Would you transcribe the whole listing exactly, minus its pictures?

------------------------------------------------------------------------

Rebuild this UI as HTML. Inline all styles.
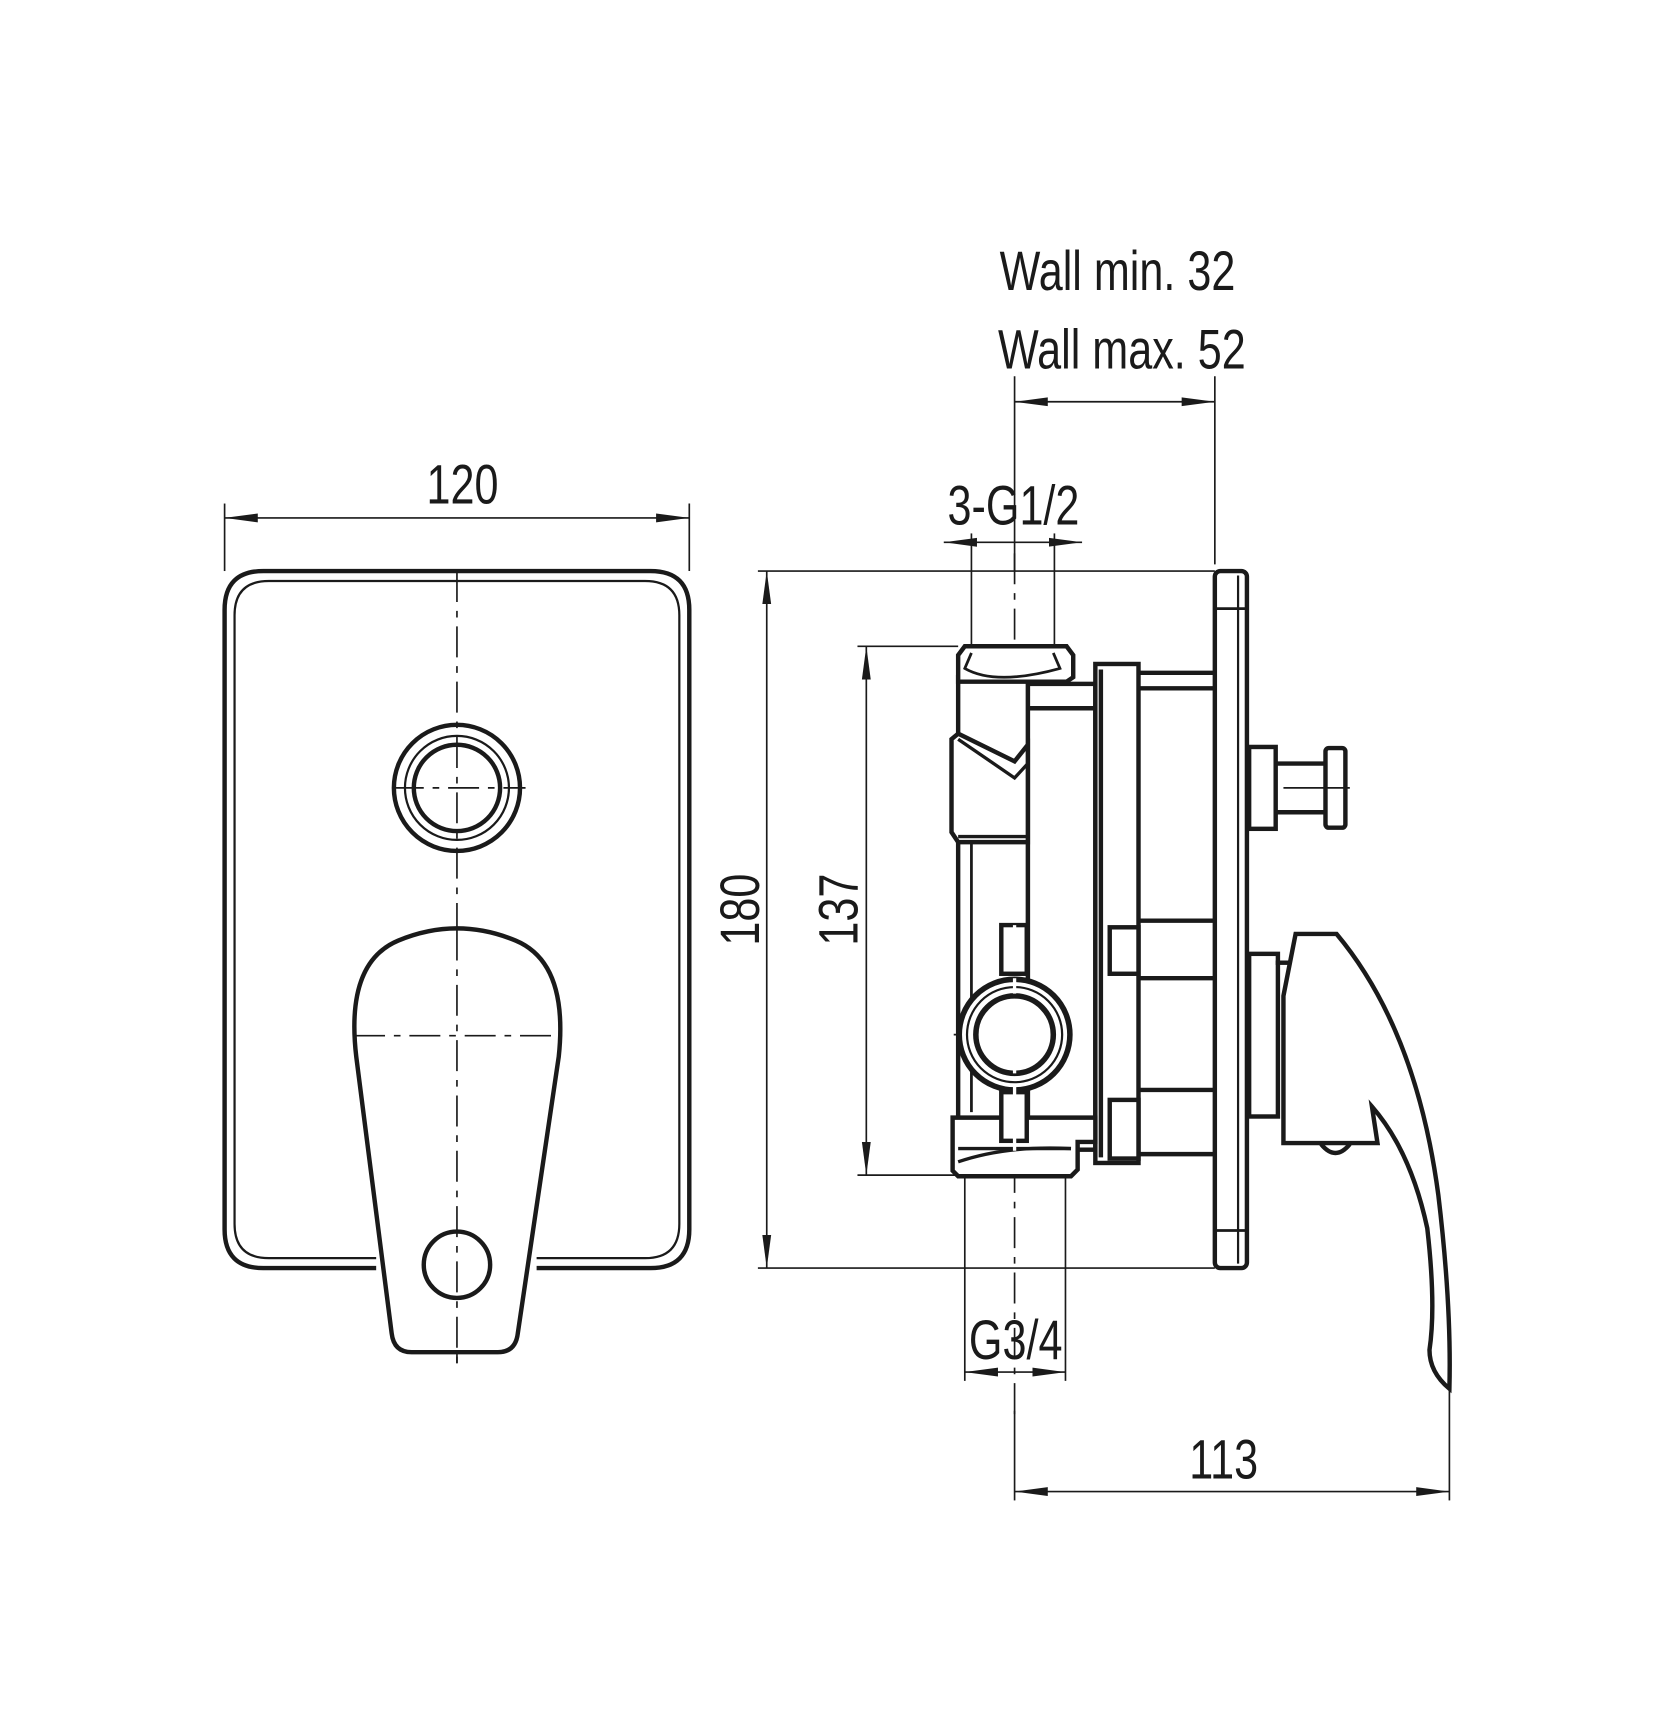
<!DOCTYPE html>
<html><head><style>
html,body{margin:0;padding:0;background:#fff}
svg{display:block}
text{font-family:"Liberation Sans",sans-serif;fill:#1a1a1a}
</style></head><body>
<svg width="1674" height="1734" viewBox="0 0 1513 1567" xmlns="http://www.w3.org/2000/svg">
<defs>
<marker id="a" viewBox="0 0 30 10" refX="30" refY="5" markerWidth="30" markerHeight="10" markerUnits="userSpaceOnUse" orient="auto-start-reverse"><path d="M0,1 L30,5 L0,9 Z" fill="#1a1a1a"/></marker>
</defs>
<g stroke="#1a1a1a" fill="none">
<g stroke-width="1.5">
<line x1="203" y1="455" x2="203" y2="516"/><line x1="623" y1="455" x2="623" y2="516"/>
<line x1="203" y1="468" x2="623" y2="468" marker-start="url(#a)" marker-end="url(#a)"/>
<line x1="413" y1="516" x2="413" y2="1232" stroke-dasharray="28,8,6,8"/>
<line x1="355" y1="712" x2="475" y2="712" stroke-dasharray="28,8,6,8"/>
</g>
<g stroke-width="4">
<path d="M340,1146 H238 Q203,1146 203,1111 V551 Q203,516 238,516 H588 Q623,516 623,551 V1111 Q623,1146 588,1146 H485"/>
</g>
<g stroke-width="2">
<path d="M340,1137 H243 Q212,1137 212,1106 V556 Q212,525 243,525 H583 Q614,525 614,556 V1106 Q614,1137 583,1137 H485"/>
</g>
<circle cx="413" cy="712" r="57" stroke-width="4"/>
<circle cx="413" cy="712" r="47" stroke-width="2"/>
<circle cx="413" cy="712" r="39" stroke-width="4"/>
<path d="M322,955 Q312,870 360,850 Q413,828 466,850 Q514,870 505,955 L468,1205 Q466,1222 450,1222 H372 Q356,1222 354,1205 Z" stroke-width="4" fill="#fff"/>
<line x1="413" y1="840" x2="413" y2="1232" stroke-width="1.5" stroke-dasharray="28,8,6,8"/>
<line x1="320" y1="936" x2="508" y2="936" stroke-width="1.5" stroke-dasharray="28,8,6,8"/>
<circle cx="413" cy="1143" r="30" stroke-width="4"/>

<g stroke-width="1.5">
<line x1="685" y1="516" x2="1098" y2="516"/><line x1="685" y1="1146" x2="1098" y2="1146"/>
<line x1="693" y1="516" x2="693" y2="1146" marker-start="url(#a)" marker-end="url(#a)"/>
<line x1="775" y1="584" x2="866" y2="584"/><line x1="775" y1="1062" x2="866" y2="1062"/>
<line x1="783" y1="584" x2="783" y2="1062" marker-start="url(#a)" marker-end="url(#a)"/>
<line x1="917" y1="340" x2="917" y2="516"/><line x1="1098" y1="340" x2="1098" y2="510"/>
<line x1="917" y1="363" x2="1098" y2="363" marker-start="url(#a)" marker-end="url(#a)"/>
<line x1="878" y1="482" x2="878" y2="584"/><line x1="953" y1="482" x2="953" y2="584"/>
<line x1="853" y1="490" x2="878" y2="490" marker-start="url(#a)"/>
<line x1="953" y1="490" x2="978" y2="490" marker-end="url(#a)"/>
<line x1="878" y1="490" x2="953" y2="490"/>
<line x1="872" y1="1062" x2="872" y2="1248"/><line x1="963" y1="1062" x2="963" y2="1248"/>
<line x1="872" y1="1240" x2="963" y2="1240" marker-start="url(#a)" marker-end="url(#a)"/>
<line x1="917" y1="1275" x2="917" y2="1356"/><line x1="1310" y1="1255" x2="1310" y2="1356"/>
<line x1="917" y1="1348" x2="1310" y2="1348" marker-start="url(#a)" marker-end="url(#a)"/>
<line x1="917" y1="500" x2="917" y2="1285" stroke-dasharray="28,8,6,8"/>
<line x1="862" y1="935" x2="972" y2="935"/>
</g>

<rect x="1098" y="516" width="29" height="630" rx="5" stroke-width="4"/>
<line x1="1098" y1="550" x2="1127" y2="550" stroke-width="2.5"/>
<line x1="1098" y1="1112" x2="1127" y2="1112" stroke-width="2.5"/>
<line x1="1119" y1="520" x2="1119" y2="1142" stroke-width="2"/>

<g stroke-width="4" fill="#fff">
<rect x="929" y="618" width="61" height="421"/>
<line x1="929" y1="640" x2="990" y2="640"/>
<rect x="990" y="600" width="39" height="451"/>
<line x1="995" y1="605" x2="995" y2="1046"/>
<line x1="1029" y1="608" x2="1098" y2="608"/><line x1="1029" y1="622" x2="1098" y2="622"/>
<line x1="1029" y1="832" x2="1098" y2="832"/><line x1="1029" y1="884" x2="1098" y2="884"/>
<line x1="1029" y1="985" x2="1098" y2="985"/><line x1="1029" y1="1043" x2="1098" y2="1043"/>
<rect x="1003" y="838" width="26" height="42"/>
<rect x="1003" y="994" width="26" height="53"/>
<rect x="866" y="612" width="63" height="400"/>
<line x1="878" y1="760" x2="878" y2="1005" stroke-width="2.5"/>
<path d="M872,584 H964 L970,592 V612 L964,616 H866 V592 Z"/>
<path d="M878,590 L872,604 Q900,620 958,604 L952,590" stroke-width="2.5"/>
<path d="M866,663 L860,668 V752 L866,761 H929 V673 L917,688 Z"/>
<path d="M866,668 L917,703 L929,690" stroke-width="3" fill="none"/>
<line x1="866" y1="756" x2="929" y2="756" stroke-width="3"/>
<path d="M861,1010 H990 V1032 H974 V1057 L968,1063 H866 L861,1058 Z"/>
<path d="M866,1050 Q910,1035 968,1038" stroke-width="3" fill="none"/>
<line x1="866" y1="1038" x2="968" y2="1038" stroke-width="3"/>
<rect x="905" y="836" width="23" height="44"/>
<rect x="905" y="987" width="23" height="44"/>
<circle cx="917" cy="935" r="50" stroke-width="5"/>
<circle cx="917" cy="935" r="43" stroke-width="2"/>
<circle cx="917" cy="935" r="35" stroke-width="5"/>
<rect x="1129" y="675" width="24" height="74"/>
<line x1="1153" y1="690" x2="1200" y2="690"/><line x1="1153" y1="734" x2="1200" y2="734"/>
<rect x="1198" y="676" width="18" height="72" rx="3"/>
<rect x="1129" y="862" width="26" height="147"/>
<path d="M1171,844 H1208 Q1280,930 1300,1080 Q1312,1180 1310,1255 Q1292,1240 1292,1220 Q1298,1180 1290,1110 Q1275,1040 1240,1000 L1245,1033 H1160 V900 Z"/>
<path d="M1153,870 L1167,870" />
<path d="M1194,1034 Q1207,1050 1220,1034" fill="none"/>
</g>
<line x1="917" y1="836" x2="917" y2="1040" stroke="#fff" stroke-width="3" stroke-dasharray="14,10"/>
<line x1="1160" y1="712" x2="1220" y2="712" stroke-width="1.5"/>
</g>

<g font-size="50">
<text transform="translate(418,455) scale(0.78,1)" text-anchor="middle">120</text>
<text transform="translate(1010,262) scale(0.78,1)" text-anchor="middle">Wall min. 32</text>
<text transform="translate(1014,333) scale(0.78,1)" text-anchor="middle">Wall max. 52</text>
<text transform="translate(916,474) scale(0.78,1)" text-anchor="middle">3-G1/2</text>
<text transform="translate(918,1228) scale(0.78,1)" text-anchor="middle">G3/4</text>
<text transform="translate(1106,1336) scale(0.78,1)" text-anchor="middle">113</text>
<text transform="translate(686,822) rotate(-90) scale(0.78,1)" text-anchor="middle">180</text>
<text transform="translate(775,822) rotate(-90) scale(0.78,1)" text-anchor="middle">137</text>
</g>
</svg>
</body></html>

------------------------------------------------------------------------

## SOLVED PROBLEM
Rebuild this UI as HTML. Inline all styles.
<!DOCTYPE html>
<html><head><style>
html,body{margin:0;padding:0;background:#fff}
svg{display:block}
text{font-family:"Liberation Sans",sans-serif;fill:#1a1a1a}
</style></head><body>
<svg width="1674" height="1734" viewBox="0 0 1513 1567" xmlns="http://www.w3.org/2000/svg">
<defs>
<marker id="a" viewBox="0 0 30 10" refX="30" refY="5" markerWidth="30" markerHeight="10" markerUnits="userSpaceOnUse" orient="auto-start-reverse"><path d="M0,1 L30,5 L0,9 Z" fill="#1a1a1a"/></marker>
</defs>
<g stroke="#1a1a1a" fill="none">
<g stroke-width="1.5">
<line x1="203" y1="455" x2="203" y2="516"/><line x1="623" y1="455" x2="623" y2="516"/>
<line x1="203" y1="468" x2="623" y2="468" marker-start="url(#a)" marker-end="url(#a)"/>
<line x1="413" y1="516" x2="413" y2="1232" stroke-dasharray="28,8,6,8"/>
<line x1="355" y1="712" x2="475" y2="712" stroke-dasharray="28,8,6,8"/>
</g>
<g stroke-width="4">
<path d="M340,1146 H238 Q203,1146 203,1111 V551 Q203,516 238,516 H588 Q623,516 623,551 V1111 Q623,1146 588,1146 H485"/>
</g>
<g stroke-width="2">
<path d="M340,1137 H243 Q212,1137 212,1106 V556 Q212,525 243,525 H583 Q614,525 614,556 V1106 Q614,1137 583,1137 H485"/>
</g>
<circle cx="413" cy="712" r="57" stroke-width="4"/>
<circle cx="413" cy="712" r="47" stroke-width="2"/>
<circle cx="413" cy="712" r="39" stroke-width="4"/>
<path d="M322,955 Q312,870 360,850 Q413,828 466,850 Q514,870 505,955 L468,1205 Q466,1222 450,1222 H372 Q356,1222 354,1205 Z" stroke-width="4" fill="#fff"/>
<line x1="413" y1="840" x2="413" y2="1232" stroke-width="1.5" stroke-dasharray="28,8,6,8"/>
<line x1="320" y1="936" x2="508" y2="936" stroke-width="1.5" stroke-dasharray="28,8,6,8"/>
<circle cx="413" cy="1143" r="30" stroke-width="4"/>

<g stroke-width="1.5">
<line x1="685" y1="516" x2="1098" y2="516"/><line x1="685" y1="1146" x2="1098" y2="1146"/>
<line x1="693" y1="516" x2="693" y2="1146" marker-start="url(#a)" marker-end="url(#a)"/>
<line x1="775" y1="584" x2="866" y2="584"/><line x1="775" y1="1062" x2="866" y2="1062"/>
<line x1="783" y1="584" x2="783" y2="1062" marker-start="url(#a)" marker-end="url(#a)"/>
<line x1="917" y1="340" x2="917" y2="516"/><line x1="1098" y1="340" x2="1098" y2="510"/>
<line x1="917" y1="363" x2="1098" y2="363" marker-start="url(#a)" marker-end="url(#a)"/>
<line x1="878" y1="482" x2="878" y2="584"/><line x1="953" y1="482" x2="953" y2="584"/>
<line x1="853" y1="490" x2="878" y2="490" marker-start="url(#a)"/>
<line x1="953" y1="490" x2="978" y2="490" marker-end="url(#a)"/>
<line x1="878" y1="490" x2="953" y2="490"/>
<line x1="872" y1="1062" x2="872" y2="1248"/><line x1="963" y1="1062" x2="963" y2="1248"/>
<line x1="872" y1="1240" x2="963" y2="1240" marker-start="url(#a)" marker-end="url(#a)"/>
<line x1="917" y1="1275" x2="917" y2="1356"/><line x1="1310" y1="1255" x2="1310" y2="1356"/>
<line x1="917" y1="1348" x2="1310" y2="1348" marker-start="url(#a)" marker-end="url(#a)"/>
<line x1="917" y1="500" x2="917" y2="1285" stroke-dasharray="28,8,6,8"/>
<line x1="862" y1="935" x2="972" y2="935"/>
</g>

<rect x="1098" y="516" width="29" height="630" rx="5" stroke-width="4"/>
<line x1="1098" y1="550" x2="1127" y2="550" stroke-width="2.5"/>
<line x1="1098" y1="1112" x2="1127" y2="1112" stroke-width="2.5"/>
<line x1="1119" y1="520" x2="1119" y2="1142" stroke-width="2"/>

<g stroke-width="4" fill="#fff">
<rect x="929" y="618" width="61" height="421"/>
<line x1="929" y1="640" x2="990" y2="640"/>
<rect x="990" y="600" width="39" height="451"/>
<line x1="995" y1="605" x2="995" y2="1046"/>
<line x1="1029" y1="608" x2="1098" y2="608"/><line x1="1029" y1="622" x2="1098" y2="622"/>
<line x1="1029" y1="832" x2="1098" y2="832"/><line x1="1029" y1="884" x2="1098" y2="884"/>
<line x1="1029" y1="985" x2="1098" y2="985"/><line x1="1029" y1="1043" x2="1098" y2="1043"/>
<rect x="1003" y="838" width="26" height="42"/>
<rect x="1003" y="994" width="26" height="53"/>
<rect x="866" y="612" width="63" height="400"/>
<line x1="878" y1="760" x2="878" y2="1005" stroke-width="2.5"/>
<path d="M872,584 H964 L970,592 V612 L964,616 H866 V592 Z"/>
<path d="M878,590 L872,604 Q900,620 958,604 L952,590" stroke-width="2.5"/>
<path d="M866,663 L860,668 V752 L866,761 H929 V673 L917,688 Z"/>
<path d="M866,668 L917,703 L929,690" stroke-width="3" fill="none"/>
<line x1="866" y1="756" x2="929" y2="756" stroke-width="3"/>
<path d="M861,1010 H990 V1032 H974 V1057 L968,1063 H866 L861,1058 Z"/>
<path d="M866,1050 Q910,1035 968,1038" stroke-width="3" fill="none"/>
<line x1="866" y1="1038" x2="968" y2="1038" stroke-width="3"/>
<rect x="905" y="836" width="23" height="44"/>
<rect x="905" y="987" width="23" height="44"/>
<circle cx="917" cy="935" r="50" stroke-width="5"/>
<circle cx="917" cy="935" r="43" stroke-width="2"/>
<circle cx="917" cy="935" r="35" stroke-width="5"/>
<rect x="1129" y="675" width="24" height="74"/>
<line x1="1153" y1="690" x2="1200" y2="690"/><line x1="1153" y1="734" x2="1200" y2="734"/>
<rect x="1198" y="676" width="18" height="72" rx="3"/>
<rect x="1129" y="862" width="26" height="147"/>
<path d="M1171,844 H1208 Q1280,930 1300,1080 Q1312,1180 1310,1255 Q1292,1240 1292,1220 Q1298,1180 1290,1110 Q1275,1040 1240,1000 L1245,1033 H1160 V900 Z"/>
<path d="M1153,870 L1167,870" />
<path d="M1194,1034 Q1207,1050 1220,1034" fill="none"/>
</g>
<line x1="917" y1="836" x2="917" y2="1040" stroke="#fff" stroke-width="3" stroke-dasharray="14,10"/>
<line x1="1160" y1="712" x2="1220" y2="712" stroke-width="1.5"/>
</g>

<g font-size="50">
<text transform="translate(418,455) scale(0.78,1)" text-anchor="middle">120</text>
<text transform="translate(1010,262) scale(0.78,1)" text-anchor="middle">Wall min. 32</text>
<text transform="translate(1014,333) scale(0.78,1)" text-anchor="middle">Wall max. 52</text>
<text transform="translate(916,474) scale(0.78,1)" text-anchor="middle">3-G1/2</text>
<text transform="translate(918,1228) scale(0.78,1)" text-anchor="middle">G3/4</text>
<text transform="translate(1106,1336) scale(0.78,1)" text-anchor="middle">113</text>
<text transform="translate(686,822) rotate(-90) scale(0.78,1)" text-anchor="middle">180</text>
<text transform="translate(775,822) rotate(-90) scale(0.78,1)" text-anchor="middle">137</text>
</g>
</svg>
</body></html>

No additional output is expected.